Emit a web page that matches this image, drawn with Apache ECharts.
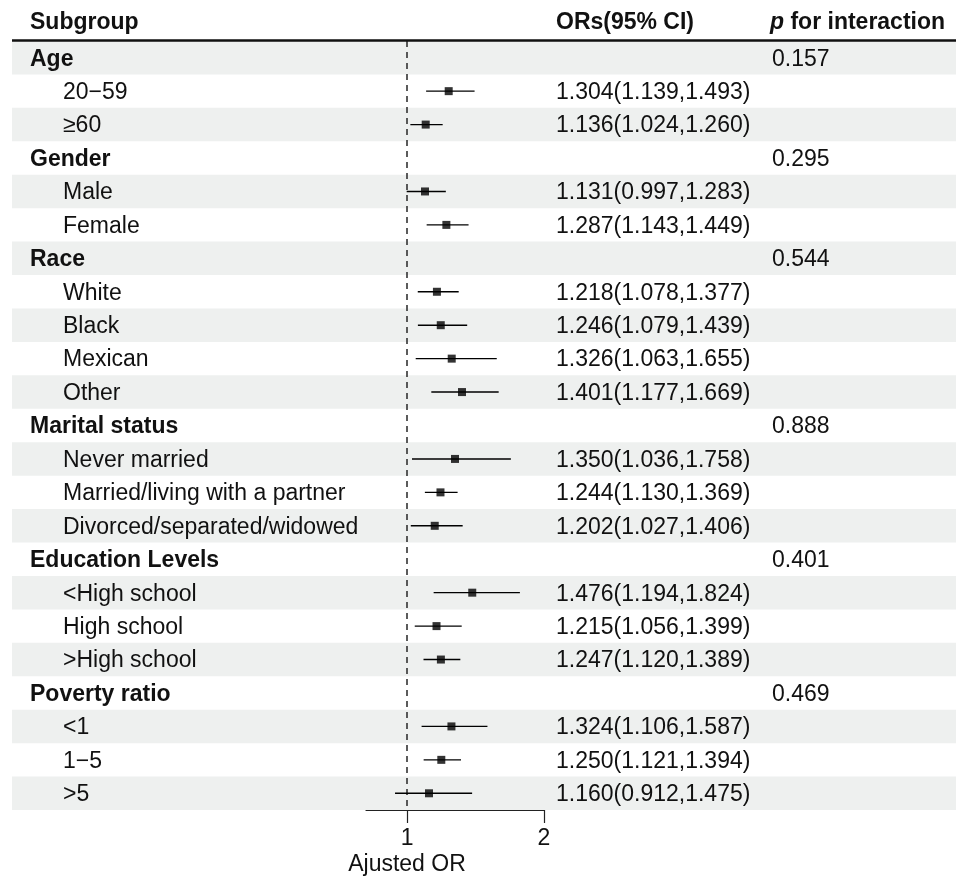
<!DOCTYPE html>
<html>
<head>
<meta charset="utf-8">
<script src="https://cdn.jsdelivr.net/npm/echarts@6/dist/echarts.min.js"></script>
<style>
  html, body { margin: 0; padding: 0; background: #fff; }
  #chart { width: 956px; height: 879px; }
</style>
</head>
<body>
<div id="chart"></div>
<script>
// Subgroup rows, top to bottom
const subgroups = [
  'Age', '20\u221259', '\u226560',
  'Gender', 'Male', 'Female',
  'Race', 'White', 'Black', 'Mexican', 'Other',
  'Marital status', 'Never married', 'Married/living with a partner', 'Divorced/separated/widowed',
  'Education Levels', '<High school', 'High school', '>High school',
  'Poverty ratio', '<1', '1\u22125', '>5'
];
const isGroup = [1,0,0, 1,0,0, 1,0,0,0,0, 1,0,0,0, 1,0,0,0, 1,0,0,0];

// Adjusted odds ratios with 95% confidence limits
const orValues = [null,1.304,1.136, null,1.131,1.287, null,1.218,1.246,1.326,1.401, null,1.350,1.244,1.202, null,1.476,1.215,1.247, null,1.324,1.250,1.160];
const ciLower  = [null,1.139,1.024, null,0.997,1.143, null,1.078,1.079,1.063,1.177, null,1.036,1.130,1.027, null,1.194,1.056,1.120, null,1.106,1.121,0.912];
const ciUpper  = [null,1.493,1.260, null,1.283,1.449, null,1.377,1.439,1.655,1.669, null,1.758,1.369,1.406, null,1.824,1.399,1.389, null,1.587,1.394,1.475];

// p for interaction, shown on the group rows
const pInteraction = ['0.157','','', '0.295','','', '0.544','','','','', '0.888','','','', '0.401','','','', '0.469','','',''];

// Axis settings
const xMin = 0.7, xMax = 2;
const xTicks = [1, 2];
const refValue = 1;

const FONT = '"Liberation Sans", Arial, Helvetica, sans-serif';
const FS = 23;
const TXT = '#111';
const BAND = '#eef0ef';
const TEXT_DY = 1.5; // baseline nudge for table text

const chart = echarts.init(document.getElementById('chart'), null, { renderer: 'canvas' });

const rowIdx = subgroups.map((_, i) => i);
const fmt = v => v.toFixed(3);

const ciData = [];
const pointData = [];
rowIdx.forEach(i => {
  if (orValues[i] != null) {
    ciData.push([ciLower[i], ciUpper[i], i]);
    pointData.push([orValues[i], i]);
  }
});

const textData = rowIdx.map(i => [
  i,
  subgroups[i],
  isGroup[i],
  orValues[i] != null ? fmt(orValues[i]) + '(' + fmt(ciLower[i]) + ',' + fmt(ciUpper[i]) + ')' : '',
  pInteraction[i]
]);

const option = {
  animation: false,
  backgroundColor: '#fff',
  textStyle: { fontFamily: FONT },
  grid: { left: 366, right: 412, top: 41, bottom: 69, containLabel: false },
  xAxis: {
    type: 'value',
    min: xMin,
    max: xMax,
    splitLine: { show: false },
    axisLine: { show: true, lineStyle: { color: '#222', width: 1.2 } },
    axisTick: { show: true, customValues: xTicks, length: 13, lineStyle: { color: '#222', width: 1.2 } },
    axisLabel: { customValues: xTicks, color: TXT, fontSize: FS, fontFamily: FONT, margin: 17 }
  },
  yAxis: {
    type: 'category',
    data: subgroups,
    inverse: true,
    show: false
  },
  graphic: [
    { type: 'text', x: 30, y: 23, style: { text: 'Subgroup', font: 'bold ' + FS + 'px ' + FONT, fill: TXT, verticalAlign: 'middle' } },
    { type: 'text', x: 556, y: 23, style: { text: 'ORs(95% CI)', font: 'bold ' + FS + 'px ' + FONT, fill: TXT, verticalAlign: 'middle' } },
    { type: 'text', x: 770, y: 23, style: {
        text: '{i|p} for interaction',
        font: 'bold ' + FS + 'px ' + FONT, fill: TXT, verticalAlign: 'middle',
        rich: { i: { fontStyle: 'italic', fontWeight: 'bold', fontSize: FS, fontFamily: FONT, fill: TXT } }
      } },
    { type: 'line', shape: { x1: 12, y1: 40.5, x2: 956, y2: 40.5 }, style: { stroke: '#111', lineWidth: 2.5 }, z: 10 },
    { type: 'text', x: 407, y: 865, style: { text: 'Ajusted OR', font: FS + 'px ' + FONT, fill: TXT, align: 'center', verticalAlign: 'middle' } }
  ],
  series: [
    {
      // alternating row shading across the full table width
      type: 'custom',
      clip: false,
      silent: true,
      z: 0,
      data: rowIdx.map(i => [i]),
      renderItem: (params, api) => {
        const i = api.value(0);
        if (i % 2 !== 0) return null;
        const c = api.coord([xMin, i]);
        const h = api.size([0, 1])[1];
        return { type: 'rect', shape: { x: 12, y: c[1] - h / 2, width: 944, height: h }, style: { fill: BAND } };
      }
    },
    {
      // table text columns
      type: 'custom',
      clip: false,
      silent: true,
      z: 5,
      data: textData,
      renderItem: (params, api) => {
        const d = textData[params.dataIndex];
        const y = api.coord([xMin, d[0]])[1] + TEXT_DY;
        const children = [
          { type: 'text', x: d[2] ? 30 : 63, y: y, style: { text: d[1], font: (d[2] ? 'bold ' : '') + FS + 'px ' + FONT, fill: TXT, verticalAlign: 'middle' } }
        ];
        if (d[3]) children.push({ type: 'text', x: 556, y: y, style: { text: d[3], font: FS + 'px ' + FONT, fill: TXT, verticalAlign: 'middle' } });
        if (d[4]) children.push({ type: 'text', x: 772, y: y, style: { text: d[4], font: FS + 'px ' + FONT, fill: TXT, verticalAlign: 'middle' } });
        return { type: 'group', children: children };
      }
    },
    {
      // confidence intervals
      type: 'custom',
      clip: false,
      z: 6,
      data: ciData,
      renderItem: (params, api) => {
        const a = api.coord([api.value(0), api.value(2)]);
        const b = api.coord([api.value(1), api.value(2)]);
        return { type: 'line', shape: { x1: a[0], y1: a[1], x2: b[0], y2: b[1] }, style: { stroke: '#000', lineWidth: 1.4 } };
      }
    },
    {
      // point estimates
      type: 'scatter',
      z: 7,
      symbol: 'rect',
      symbolSize: 8,
      itemStyle: { color: '#000' },
      data: pointData,
      markLine: {
        silent: true,
        symbol: 'none',
        label: { show: false },
        lineStyle: { type: [6, 5], color: '#333', width: 1.6 },
        data: [{ xAxis: refValue }]
      }
    }
  ]
};

chart.setOption(option);
</script>
</body>
</html>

--------------------------------------------------

Check each line above for the word "with", and copy the lines where it appears.

Correct response |
Emit a web page that matches this image, drawn with Apache ECharts.
  'Marital status', 'Never married', 'Married/living with a partner', 'Divorced/separated/widowed',
// Adjusted odds ratios with 95% confidence limits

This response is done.